10/20/2025 | Press release | Distributed by Public on 10/20/2025 07:42

Material Agreement (Form 8-K)

Item 1.01. Entry into a Material Definitive Agreement

On October 20, 2025, Co-Diagnostics, Inc. (the "Company") entered into an Equity Distribution Agreement (the "Agreement") with Maxim Group LLC ("Maxim") to create an at-the-market equity program. Under the Agreement, the Company may offer and sell its common stock, par value $0.001 per share, from time to time having an aggregate offering amount of up to $10,000,000 (the "Shares") during the term of the Agreement through Maxim, as sole sales agent (the "ATM Offering"). The Company has agreed to pay Maxim a commission equal to 3.0% of the gross sales price from the sales of Shares pursuant to the Agreement. In addition, the Company has agreed to reimburse Maxim for its costs and out-of-pocket expenses incurred in connection with its services, including the fees and out-of-pocket expenses of its legal counsel.

Sales of the Shares, if any, under the Agreement may be made through any method permitted by law to be "at-the-market equity offerings" as defined in Rule 415 under the Securities Act of 1933, as amended, including sales made by means of ordinary brokers' transactions, including on The Nasdaq Capital Market, at market prices or as otherwise agreed with Maxim. The Company has no obligation to sell any of the Shares under the Agreement and no assurance can be given that the Company will sell any Shares under the Agreement, or if it does, as to the price or amount of Shares that the Company will sell, or the dates on which any such sales will take place. The offering of Shares pursuant to the Agreement will terminate on the earliest of (i) the sale, pursuant to the Agreement, of Shares having an aggregate offering price of $10,000,000 or (ii) the termination of the Agreement as permitted therein.
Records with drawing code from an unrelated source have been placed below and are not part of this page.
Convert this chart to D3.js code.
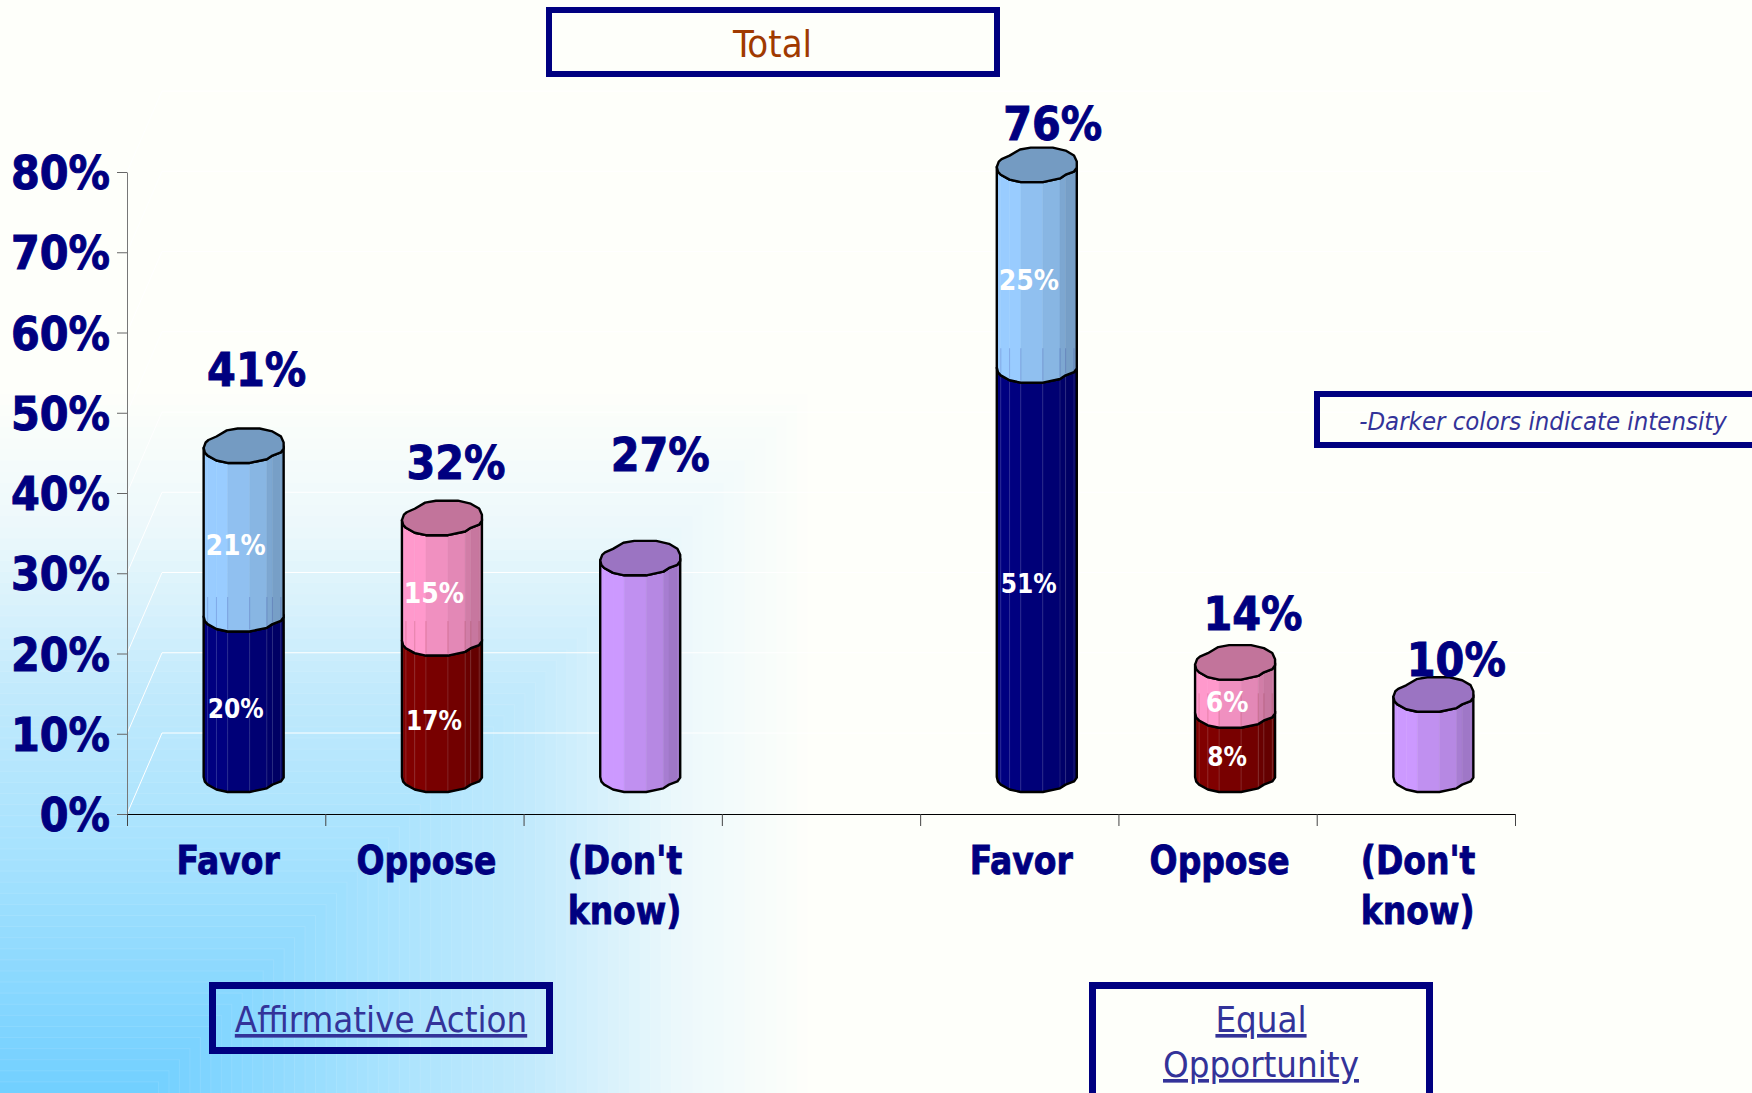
<!DOCTYPE html>
<meta charset="utf-8">
<style>
body { margin: 0; background: #fefffa; overflow: hidden; }
svg { display: block; }
text { font-family: "DejaVu Sans", sans-serif; font-stretch: condensed; }
.big { font-size: 46px; font-weight: bold; fill: #000080; stroke: #000080; stroke-width: 0.9px; }
.cat { font-size: 39px; font-weight: bold; fill: #000080; stroke: #000080; stroke-width: 0.8px; }
</style>
<svg width="1752" height="1093"></svg>
<script src="https://d3js.org/d3.v7.min.js"></script>
<script>

// values
var categories = ["Favor", "Oppose", "(Don't know)", "Favor", "Oppose", "(Don't know)"];
var slotIndex = [0, 1, 2, 4, 5, 6];
var totals = [41, 32, 27, 76, 14, 10];
var strong = [20, 17, 27, 51, 8, 10];
var somewhat = [21, 15, 0, 25, 6, 0];
var yTicks = [0, 10, 20, 30, 40, 50, 60, 70, 80];

// colour of each column, [lower part, upper part]
var palette = [
  ["#000080", "#99ccff"], ["#800000", "#ff99cc"], ["#cc99ff", null],
  ["#000080", "#99ccff"], ["#800000", "#ff99cc"], ["#cc99ff", null]
];

// hand placed total labels
var totalDx = [13, 14, 20, 16, 18, 23];
var totalBase = [386, 479, 471, 140, 630, 676];

var svg = d3.select("svg");

var y = d3.scaleLinear().domain([0, 80]).range([814, 172]);
var xEdge = d3.scaleLinear().domain([0, 7]).range([127, 1515]);
var x = d3.scaleBand().domain(d3.range(7)).range([127, 1515]);

var depthX = 35, depthY = 81, barLift = 39;
var rx = 40, ry = 17.5;

// background, stepped square gradient from the bottom, centred a bit right of the corner
var bgSteps = d3.range(64, 0, -1).map(function(d) { return d / 64; });
var bgColor = d3.scaleLinear()
    .domain([0, 0.34, 0.58, 0.8, 1])
    .range(["#70cfff", "#a6e2fe", "#c2eafc", "#ecf8fb", "#fefffa"]);
svg.append("g").selectAll("rect")
    .data(bgSteps)
    .enter().append("rect")
    .attr("x", -2)
    .attr("y", function(d) { return 1093 - d * 710; })
    .attr("width", function(d) { return 150 + d * 670; })
    .attr("height", function(d) { return d * 710 + 2; })
    .attr("fill", function(d) { return bgColor(d); })
    .attr("stroke", "#fff")
    .attr("stroke-opacity", function(d) { return d < 0.8 ? 0.1 : 0; });

// back wall lines
svg.append("g").selectAll("path")
    .data(yTicks)
    .enter().append("path")
    .attr("fill", "none")
    .attr("stroke", "#fff")
    .attr("stroke-width", 1)
    .attr("d", function(d) {
      return "M" + xEdge(0) + "," + y(d) + "L" + (xEdge(0) + depthX) + "," + (y(d) - depthY) +
             "L" + (xEdge(7) + depthX) + "," + (y(d) - depthY);
    });

// axes
var yAxis = svg.append("g")
    .attr("transform", "translate(" + xEdge(0) + ",0)")
    .call(d3.axisLeft(y).tickValues(yTicks).tickSize(10).tickSizeOuter(0).tickPadding(7)
      .tickFormat(function(d) { return d + "%"; }));
yAxis.select(".domain").attr("stroke", "#777").attr("stroke-width", 1);
yAxis.selectAll("line").attr("stroke", "#666");
yAxis.selectAll("text").attr("class", "big").attr("dy", "0.36em");
yAxis.attr("font-family", null).attr("font-size", null);

var xAxis = svg.append("g")
    .attr("transform", "translate(0," + y(0) + ")")
    .call(d3.axisBottom(xEdge).tickValues(d3.range(8)).tickSize(12).tickSizeOuter(0).tickFormat(""));
xAxis.select(".domain").attr("stroke", "#000").attr("stroke-width", 1);
xAxis.selectAll("line").attr("stroke", "#444");

// category labels, squeezed a little as the original face is narrower
function catText(s, tx, ty, anchor) {
  var t = svg.append("text").attr("class", "cat")
    .attr("x", tx).attr("y", ty).attr("text-anchor", anchor).text(s);
  t.attr("lengthAdjust", "spacingAndGlyphs")
    .attr("textLength", t.node().getComputedTextLength() * 0.94);
}
categories.forEach(function(name, i) {
  var cx = x(slotIndex[i]) + x.bandwidth() / 2 + 2;
  if (name == "(Don't know)") {
    catText("(Don't", cx - 57, 874, "start");
    catText("know)", cx - 57, 924, "start");
  } else {
    catText(name, cx, 874, "middle");
  }
});

// columns: outline of the faceted cylinder as parts of radius
var topRing = [[-1, 0.11], [-0.95, -0.2], [-0.88, -0.34], [-0.68, -0.54], [-0.42, -0.89], [-0.15, -1],
               [0.4, -1], [0.72, -0.83], [0.93, -0.55], [1, -0.2], [1, 0.03]];
var frontArc = [[-1, 0.11], [-0.97, 0.38], [-0.9, 0.55], [-0.68, 0.83], [-0.4, 0.97], [0.15, 0.97],
                [0.58, 0.76], [0.72, 0.55], [0.93, 0.37], [1, 0.15], [1, 0.03]];
var topShade = 0.76;

function facetShade(m) {
  return m < -0.4 ? 1 : m < 0.15 ? 0.94 : m < 0.58 ? 0.89 : m < 0.72 ? 0.82 : 0.78;
}

function px(p, cx) { return cx + p[0] * rx; }
function py(p, cy) { return cy + p[1] * ry; }

function shade(col, k) {
  var c = d3.rgb(col);
  return d3.rgb(c.r * k, c.g * k, c.b * k).toString();
}

function ringPath(cx, cy) {
  var pts = topRing.concat(frontArc.slice().reverse().slice(1, -1));
  return "M" + pts.map(function(p) { return px(p, cx) + "," + py(p, cy); }).join("L") + "Z";
}

function bodyPath(cx, y0, y1) {
  var low = frontArc.map(function(p) { return px(p, cx) + "," + py(p, y0); });
  var high = frontArc.slice().reverse().map(function(p) { return px(p, cx) + "," + py(p, y1); });
  return "M" + low.concat(high).join("L") + "Z";
}

function drawPart(g, cx, v0, v1, col) {
  var y0 = y(v0) - barLift, y1 = y(v1) - barLift;
  var dark = d3.hsl(col).l < 0.3;
  frontArc.slice(0, -1).forEach(function(p, i) {
    var q = frontArc[i + 1];
    var k = facetShade((p[0] + q[0]) / 2);
    g.append("path")
      .attr("d", "M" + px(p, cx) + "," + py(p, y0) + "L" + px(q, cx) + "," + py(q, y0) +
                 "L" + px(q, cx) + "," + py(q, y1) + "L" + px(p, cx) + "," + py(p, y1) + "Z")
      .attr("fill", shade(col, k))
      .attr("stroke", shade(col, k))
      .attr("stroke-width", 0.5);
    if (dark && i > 1) {
      g.append("line")
        .attr("x1", px(p, cx)).attr("x2", px(p, cx))
        .attr("y1", py(p, y0)).attr("y2", py(p, y1))
        .attr("stroke", "#fff").attr("stroke-opacity", 0.12);
    }
  });
  g.append("path").attr("d", bodyPath(cx, y0, y1))
    .attr("fill", "none").attr("stroke", "#000").attr("stroke-width", 2.4)
    .attr("stroke-linejoin", "round");
}

totals.forEach(function(total, i) {
  var cx = x(slotIndex[i]) + x.bandwidth() / 2 + depthX / 2;
  var g = svg.append("g");
  var lower = strong[i], upper = somewhat[i];
  var cols = palette[i];
  drawPart(g, cx, 0, lower, cols[0]);
  if (upper > 0) {
    drawPart(g, cx, lower, total, cols[1]);
    // back edges of the lower part showing through
    var yb = y(lower) - barLift;
    frontArc.slice(2, -2).forEach(function(p) {
      g.append("line")
        .attr("x1", px(p, cx)).attr("x2", px(p, cx))
        .attr("y1", py(p, yb) - 2).attr("y2", yb - ry)
        .attr("stroke", cols[0]).attr("stroke-opacity", 0.18);
    });
  }
  var topCol = upper > 0 ? cols[1] : cols[0];
  g.append("path").attr("d", ringPath(cx, y(total) - barLift))
    .attr("fill", shade(topCol, topShade))
    .attr("stroke", "#000").attr("stroke-width", 2.4)
    .attr("stroke-linejoin", "round");

  // inner labels
  if (upper > 0) {
    var lowMid = (y(0) + y(lower)) / 2 - barLift;
    var upMid = (y(lower) + y(total)) / 2 - barLift;
    g.append("text").text(lower + "%")
      .attr("x", cx - 8).attr("y", lowMid + 23)
      .attr("text-anchor", "middle").attr("font-size", 26)
      .attr("font-weight", "bold").attr("fill", "#fff");
    g.append("text").text(upper + "%")
      .attr("x", cx - 8).attr("y", upMid + 25)
      .attr("text-anchor", "middle").attr("font-size", 28)
      .attr("font-weight", "bold").attr("fill", "#fff");
  }

  svg.append("text").attr("class", "big").text(total + "%")
    .attr("x", cx + totalDx[i]).attr("y", totalBase[i])
    .attr("text-anchor", "middle");
});

// boxes
function box(bx, by, w, h, sw) {
  svg.append("rect")
    .attr("x", bx + sw / 2).attr("y", by + sw / 2)
    .attr("width", w - sw).attr("height", h - sw)
    .attr("fill", "none").attr("stroke", "#000080").attr("stroke-width", sw);
}
function label(s, tx, ty, size, col, extra) {
  var t = svg.append("text").text(s)
    .attr("x", tx).attr("y", ty).attr("font-size", size).attr("fill", col)
    .attr("text-anchor", "middle");
  if (extra) t.style(extra[0], extra[1]);
  return t;
}

box(546, 7, 454, 70, 6);
label("Total", 772.5, 57, 38, "#a03a00");

box(209, 982, 344, 72, 7);
label("Affirmative Action", 381, 1032, 36.3, "#333399", ["text-decoration", "underline"]);

box(1089, 982, 344, 118, 7);
label("Equal", 1261, 1032, 36.3, "#333399", ["text-decoration", "underline"]);
label("Opportunity", 1261, 1077, 36.3, "#333399", ["text-decoration", "underline"]);

box(1314, 391, 460, 57, 6);
label("-Darker colors indicate intensity", 1543, 430, 25.5, "#333399", ["font-style", "italic"]);

</script>
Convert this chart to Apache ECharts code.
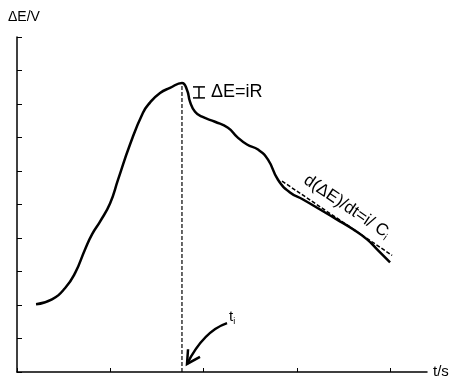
<!DOCTYPE html>
<html>
<head>
<meta charset="utf-8">
<script src="https://cdn.jsdelivr.net/npm/echarts@6/dist/echarts.min.js"></script>
<style>
html, body { margin: 0; padding: 0; background: #fff; }
#main { width: 452px; height: 377px; }
</style>
</head>
<body>
<div id="main"></div>
<script>
// potential curve, t in tick units, ΔE in tick units
var tVals = [0.204, 0.375, 0.514, 0.622, 0.729, 0.804, 0.890, 0.997, 1.083, 1.211, 1.350, 1.425, 1.533, 1.640, 1.768,
  1.822, 1.854, 1.908, 1.983, 2.122, 2.261, 2.358, 2.465, 2.583, 2.690, 2.797, 2.926, 3.065, 3.248, 3.430, 3.601, 3.751, 3.859, 3.998];
var eVals = [2.02, 2.17, 2.50, 2.95, 3.66, 4.11, 4.49, 5.03, 5.74, 6.79, 7.74, 8.04, 8.33, 8.48, 8.63,
  8.42, 8.07, 7.77, 7.62, 7.47, 7.29, 7.02, 6.79, 6.64, 6.34, 5.74, 5.36, 5.15, 4.85, 4.55, 4.26, 3.96, 3.66, 3.27];
// tangent (slope) line
var slopeT = [2.84, 4.02];
var slopeE = [5.70, 3.48];
// t_i and peak
var tI = 1.768;
var ePeak = 8.63;
var xTicks = [0, 1, 2, 3, 4];

var font = "'Liberation Sans', Arial, sans-serif";
var chart = echarts.init(document.getElementById('main'));

function pairs(a, b) {
  var out = [];
  for (var i = 0; i < a.length; i++) out.push([a[i], b[i]]);
  return out;
}

chart.setOption({
  animation: false,
  backgroundColor: '#fff',
  grid: { left: 17, right: 25, top: 37, bottom: 5, containLabel: false, outerBoundsMode: 'none' },
  xAxis: {
    type: 'value', min: 0, max: 4.394,
    name: 't/s', nameLocation: 'end', nameGap: 6,
    nameTextStyle: { color: '#000', fontSize: 15, fontFamily: font, padding: [0, 0, -6, 0] },
    axisLine: { lineStyle: { color: '#000', width: 1.5 } },
    axisTick: { inside: true, length: 4, lineStyle: { color: '#000', width: 1 }, customValues: xTicks },
    axisLabel: { show: false },
    splitLine: { show: false }
  },
  yAxis: {
    type: 'value', min: 0, max: 10, interval: 1,
    name: 'ΔE/V', nameLocation: 'end', nameGap: 13,
    nameTextStyle: { color: '#000', fontSize: 14, fontFamily: font, align: 'left', padding: [0, 0, 0, -9] },
    axisLine: { lineStyle: { color: '#000', width: 1.5 } },
    axisTick: { inside: true, length: 5, lineStyle: { color: '#000', width: 1 } },
    axisLabel: { show: false },
    splitLine: { show: false }
  },
  series: [
    {
      type: 'line', data: pairs(tVals, eVals), smooth: 0.5, symbol: 'none',
      lineStyle: { color: '#000', width: 2.5 }
    },
    {
      type: 'line', data: pairs(slopeT, slopeE), symbol: 'none',
      lineStyle: { color: '#000', width: 1.5, type: [4, 2] }
    },
    {
      type: 'line', data: [[tI, 0], [tI, ePeak]], symbol: 'none',
      lineStyle: { color: '#000', width: 1.2, type: [4, 2] }
    }
  ]
});

function px(x, y) { return chart.convertToPixel({ gridIndex: 0 }, [x, y]); }

// annotations
var pk = px(tI, ePeak);
var sA = px(slopeT[0], slopeE[0]), sB = px(slopeT[1], slopeE[1]);
var theta = Math.atan2(sB[1] - sA[1], sB[0] - sA[0]);
var mid = [(sA[0] + sB[0]) / 2, (sA[1] + sB[1]) / 2];
var off = 14;
var tail = px(2.251, 1.46), ctrl = px(2.00, 1.22), tip = px(1.822, 0.24);
var w1 = px(1.833, 0.68), w2 = px(1.961, 0.45);

chart.setOption({
  graphic: [
    // I-beam marker
    { type: 'polyline', shape: { points: [[pk[0] + 11, pk[1] + 4], [pk[0] + 23, pk[1] + 4]] }, style: { stroke: '#000', lineWidth: 1.5 } },
    { type: 'polyline', shape: { points: [[pk[0] + 17, pk[1] + 4], [pk[0] + 17, pk[1] + 15]] }, style: { stroke: '#000', lineWidth: 1.5 } },
    { type: 'polyline', shape: { points: [[pk[0] + 11, pk[1] + 15], [pk[0] + 23, pk[1] + 15]] }, style: { stroke: '#000', lineWidth: 1.5 } },
    {
      type: 'text', x: pk[0] + 29, y: pk[1] + 9,
      style: { text: 'ΔE=iR', fill: '#000', font: '18px ' + font, textVerticalAlign: 'middle' }
    },
    {
      type: 'text',
      x: mid[0] + off * Math.sin(theta) + 2, y: mid[1] - off * Math.cos(theta),
      rotation: -theta,
      style: {
        text: 'd(ΔE)/dt=i/ C{s|i}', fill: '#000', font: '17px ' + font,
        textAlign: 'center', textVerticalAlign: 'middle',
        rich: { s: { fontSize: 10, fontFamily: font, padding: [9, 0, 0, 0] } }
      }
    },
    // arrow to t_i
    { type: 'bezierCurve', shape: { x1: tail[0], y1: tail[1], cpx1: ctrl[0], cpy1: ctrl[1], x2: tip[0], y2: tip[1] }, style: { stroke: '#000', fill: null, lineWidth: 2.5 } },
    { type: 'polyline', shape: { points: [w1, tip, w2] }, style: { stroke: '#000', lineWidth: 2.5 } },
    {
      type: 'text', x: tail[0] + 2, y: tail[1] - 6,
      style: { text: 't{s|i}', fill: '#000', font: '15px ' + font, textVerticalAlign: 'middle',
        rich: { s: { fontSize: 9, fontFamily: font, padding: [8, 0, 0, 0] } } }
    }
  ]
});
</script>
</body>
</html>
The Shares will be issued pursuant to the Company's Registration Statement on Form S-3 (File No. 333-270628) filed with the Securities and Exchange Commission that was declared effective on April 6, 2023. On October 20, 2025, the Company filed a prospectus supplement registering up to $4,086,645 of Shares relating to the ATM Offering with the Securities and Exchange Commission.

The foregoing summary of the Agreement does not purport to be complete and is qualified in its entirety by reference to the full text of the Agreement, a copy of which is filed as Exhibit 10.1 hereto and incorporated herein by reference. The Agreement contains representations and warranties that the parties made to, and solely for the benefit of, the other in the context of all of the terms and conditions of the Agreement and in the context of the specific relationship between the parties. The provisions of the Agreement, including the representations and warranties contained therein, are not for the benefit of any party other than the parties to the Agreement and are not intended as a document for investors and the public to obtain factual information about the Company's current state of affairs. Rather, investors and the public should look to other disclosures contained in the Company's filings with the Securities and Exchange Commission.

This Current Report on Form 8-K does not constitute an offer to sell any securities or a solicitation of an offer to buy any securities, nor shall there be any sale of any securities in any state or jurisdiction in which such an offer, solicitation or sale would be unlawful prior to registration or qualification under the securities laws of any such state or jurisdiction.

A copy of the opinion of Dorsey & Whitney LLP relating to the legality of the issuance and sale of Shares in the ATM Offering is attached as Exhibit 5.1 hereto.